You know you are doing science when you are wearing a lab coat, using big words like ‘hypothesis’ and ‘experimental controls’, and when there are lots of beakers of bubbling fluids around. But, the basic ideas behind scientific thinking are actually quite simple and they have been a part of regular people’s lives since well before people started talking about science formally.
To illustrate that point, consider soccer. Here is a thoroughly fictional account of the history of soccer using the science jargon we all loved so much from school.
Two friends from neighbouring villages met up for their weekly tea and began to argue about whose village had the most athletic people.
“Harry from our village can pull trees out of the ground with his bare hands,” claimed Alice from village A.
“Susan from our village runs so fast she can run across the lake before she sinks!” claimed Bob from village B.
As the discussion went back and forth, the claims made by Alice and Bob got further and further from reality. They were both just saying things that would help them win the argument without really caring if they were true or not.
Although they may not have understood these words, both eventually realized that they couldn’t settle this argument with unverified anecdotes. They should find a meaningful way to compare the athleticism of their respective villages. What they need is a science experiment!
They sit down together and design a game that requires the kind of athleticism that each of them thinks is most important. The idea is that the most athletic village will be correlated with the village who wins the game. If they design their game well, the correlation will be strong and winning the soccer match will be a good measure of athleticism.
They sit and think hard about what a good goal for their game is. Bob soon realizes that if the only rule is to get the ball in the net, there are ways to do that without using athleticism.
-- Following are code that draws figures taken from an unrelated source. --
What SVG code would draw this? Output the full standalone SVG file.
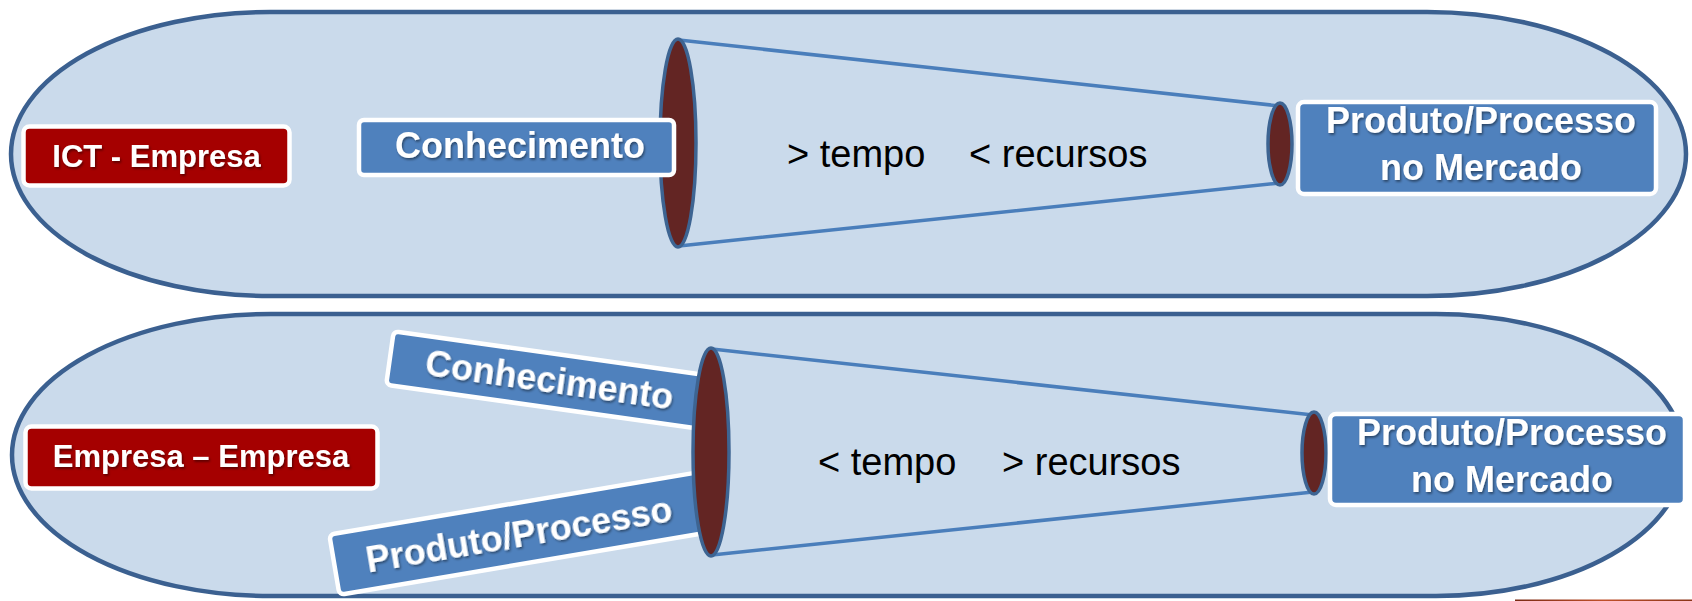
<svg xmlns="http://www.w3.org/2000/svg" width="1692" height="601" viewBox="0 0 1692 601">
<defs>
<filter id="sh" x="-10%" y="-30%" width="120%" height="160%">
<feDropShadow dx="1.2" dy="1.8" stdDeviation="1" flood-color="#000" flood-opacity="0.45"/>
</filter>
<linearGradient id="rl" x1="0" y1="0" x2="1" y2="0">
<stop offset="0" stop-color="#7a2a14"/>
<stop offset="0.5" stop-color="#c0502a"/>
<stop offset="1" stop-color="#8a3418"/>
</linearGradient>
</defs>
<style>
.oval{fill:#cadaeb;stroke:#3b6090;stroke-width:4.5}
.cone{stroke:#4a7ebb;stroke-width:3.5;fill:none;stroke-linecap:round}
.mouth{fill:#632523;stroke:#3d6492;stroke-width:3.5}
.blue{fill:#4f81bd;stroke:#fff;stroke-width:4.5}
.red{fill:#a50000;stroke:#fff;stroke-width:4.5}
.lbl{font-family:"Liberation Sans",Arial,sans-serif;font-weight:bold;fill:#fff;filter:url(#sh)}
.mid{font-family:"Liberation Sans",Arial,sans-serif;font-size:38px;fill:#000}
</style>

<g id="oval-top"><rect class="oval" x="11" y="12" width="1675" height="284" rx="259" ry="142"/></g>
<g id="oval-bottom"><path class="oval" d="M271,314 H1436 A248,141 0 0 1 1436,596 H271 A259,141 0 0 1 271,314 Z"/></g>

<g id="connectors">
<line class="cone" x1="679" y1="40" x2="1280" y2="106"/>
<line class="cone" x1="679" y1="246" x2="1280" y2="183"/>
<line class="cone" x1="712" y1="349" x2="1313" y2="415"/>
<line class="cone" x1="712" y1="555" x2="1313" y2="492"/>
</g>

<g id="box-conhecimento-rot" transform="translate(392,329) rotate(8)">
<rect class="blue" x="2" y="2" width="325" height="54" rx="5"/>
<text class="lbl" x="38" y="41" font-size="36">Conhecimento</text>
</g>
<g id="box-produto-rot" transform="translate(327,533) rotate(-9.6)">
<rect class="blue" x="2" y="2" width="380" height="61" rx="5"/>
<text class="lbl" x="34" y="46" font-size="36">Produto/Processo</text>
</g>

<g id="mouth-top-large"><ellipse class="mouth" cx="678" cy="143" rx="18" ry="104"/></g>
<g id="mouth-top-small"><ellipse class="mouth" cx="1280" cy="144" rx="12" ry="41"/></g>
<g id="mouth-bottom-large"><ellipse class="mouth" cx="711" cy="452" rx="18" ry="104"/></g>
<g id="mouth-bottom-small"><ellipse class="mouth" cx="1314" cy="453" rx="12" ry="41"/></g>

<g id="box-ict">
<rect class="red" x="23.5" y="126.5" width="266" height="59" rx="6"/>
<text class="lbl" x="156.5" y="167" font-size="31" text-anchor="middle">ICT - Empresa</text>
</g>
<g id="box-conhecimento">
<rect class="blue" x="359" y="120" width="315" height="55" rx="5"/>
<text class="lbl" x="520" y="158" font-size="36" text-anchor="middle">Conhecimento</text>
</g>
<g id="label-top">
<text class="mid"><tspan x="787" y="167">&gt; tempo</tspan><tspan x="969" y="167">&lt; recursos</tspan></text>
</g>
<g id="box-produto-top">
<rect class="blue" x="1298" y="102" width="358" height="92" rx="6"/>
<text class="lbl" font-size="36" text-anchor="middle"><tspan x="1481" y="133">Produto/Processo</tspan><tspan x="1481" y="180">no Mercado</tspan></text>
</g>

<g id="box-empresa">
<rect class="red" x="25.5" y="426.5" width="352" height="62" rx="6"/>
<text class="lbl" x="201" y="467" font-size="31" text-anchor="middle">Empresa – Empresa</text>
</g>
<g id="label-bottom">
<text class="mid"><tspan x="818" y="475">&lt; tempo</tspan><tspan x="1002" y="475">&gt; recursos</tspan></text>
</g>
<g id="box-produto-bottom">
<rect class="blue" x="1330" y="414" width="355" height="91" rx="6"/>
<text class="lbl" font-size="36" text-anchor="middle"><tspan x="1512" y="445">Produto/Processo</tspan><tspan x="1512" y="492">no Mercado</tspan></text>
</g>

<rect x="1515" y="599.5" width="177" height="1.5" fill="url(#rl)"/>
</svg>
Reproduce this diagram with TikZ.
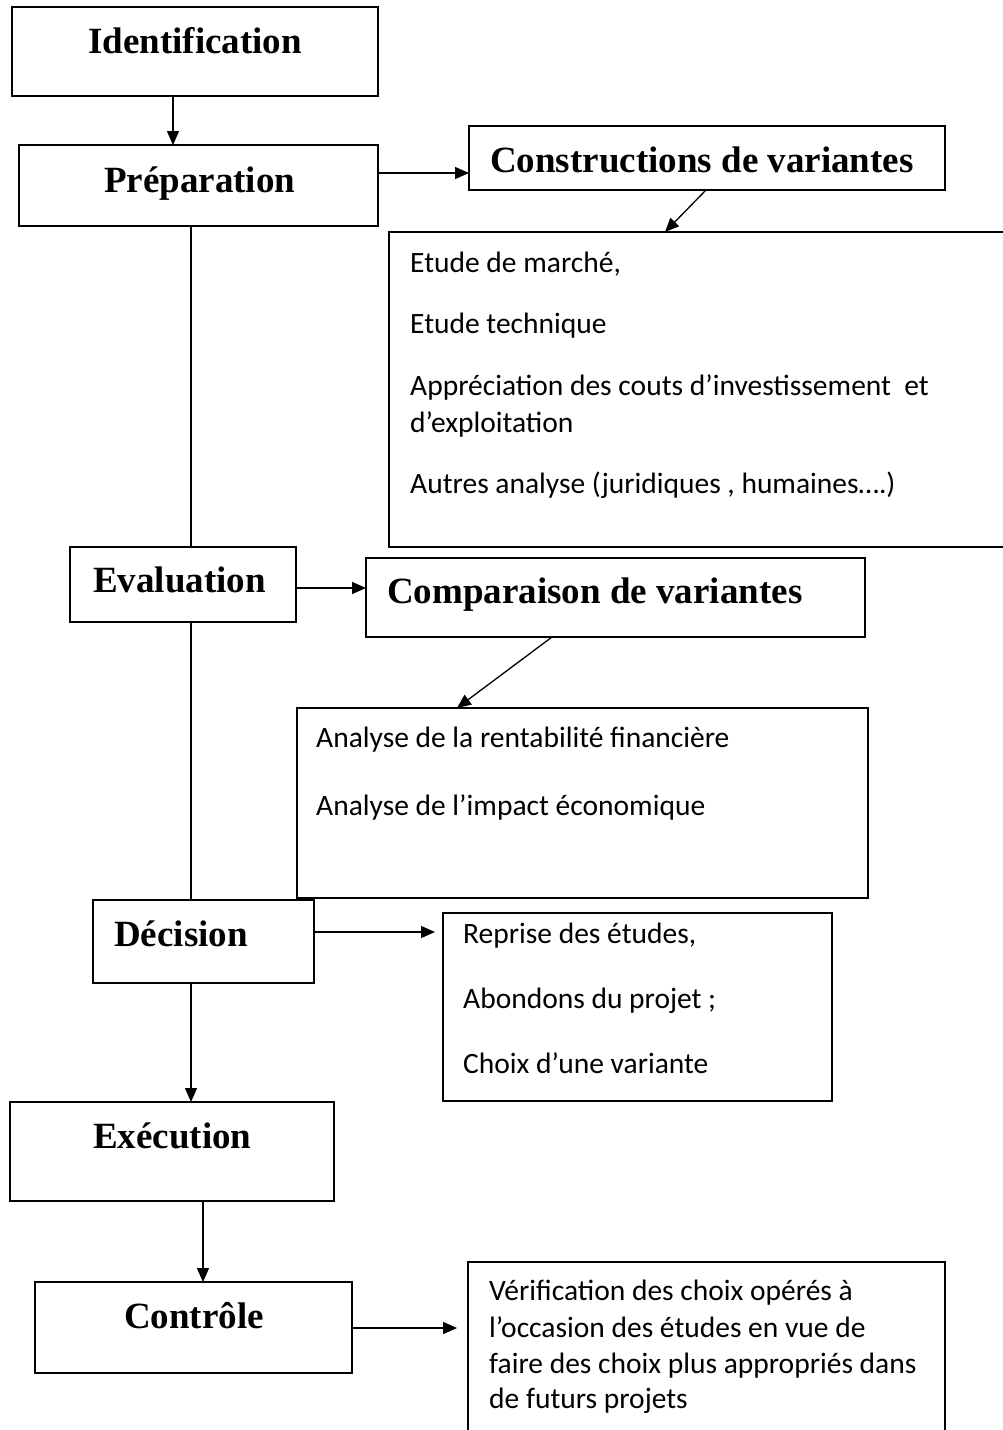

So, he invents the concept of experimental controls. They write in the rules that you aren’t allowed to attack the other players and you can’t use your hands to get the ball in the net. These controls are designed to help the experimenters from getting fooled about which team is the most athletic. These controls will be enforced by officials watching the game from on the field. Suppose the full set of rules they come up with correspond to what we know as soccer.
Alice and Bob head to the lab to perform their experiment.
After the game, Bob is upset after losing. “That’s not fair. Tony got injured and we had the sun in our eyes. We should do best of 3!”
Bob has stumbled on the idea of repeatability (perhaps he could also stumble onto experimental controls for injuries and sun in eyes). Maybe the experiment was influenced by something besides athleticism. So, that brings up doubt that the experiment can be repeated to obtain the same results. Since Alice is confident of her hypothesis (that her team will win because they are the better athletes), she is certain the experiment is repeatable. She agrees to play best of 3.
Village A is victorious once more. Bob is embarrassed, but realizes that you can’t measure something as complicated as athleticism with just one kind of measurement. You should find lots of ways to measure athleticism and then figure out some way to add up all those measurements. In this sense, the olympics are a better measurement of athleticism for a nation than is the World Cup.
As the argument continues, the experiments get better and better. Alice and Bob learn a great deal about exactly what is meant by ‘athleticism’ in the process. Eventually, there is enough evidence supporting one of the villages that no one in the world would doubt which village has the superior athletes. So, knowledge has increased about which village is stronger and faster. But, knowledge has also increased about how to measure ‘athleticism’ properly. When we do science, we learn something about nature, but we also learn something about how to do science better in the future.
Sports are just one way we exercise scientific thinking. Tests in school are another kind of science experiment. They are measurements of student learning. An election is a science experiment designed to measure popular will or political legitimacy. All of these kinds of experiments share many of the core ideas behind more familiar kinds of science: experimental controls, hypothesis testing, measurements, careful design. So, when you cut through the silly jargon that scientists use, the concepts are already familiar to all of us.
All of these example experiments can be done with varrying amouts of precision, accuracy and carefulness. Sometimes they are done quite poorly, because science does not come naturally to us. But, the same can even be true with science experiments. At the end of the day, they are all just attempts to make a measurement in order to evaluate a claim. ‘Science’ refers to a set of values and practices that help us to do that well when other people would prefer to do it poorly.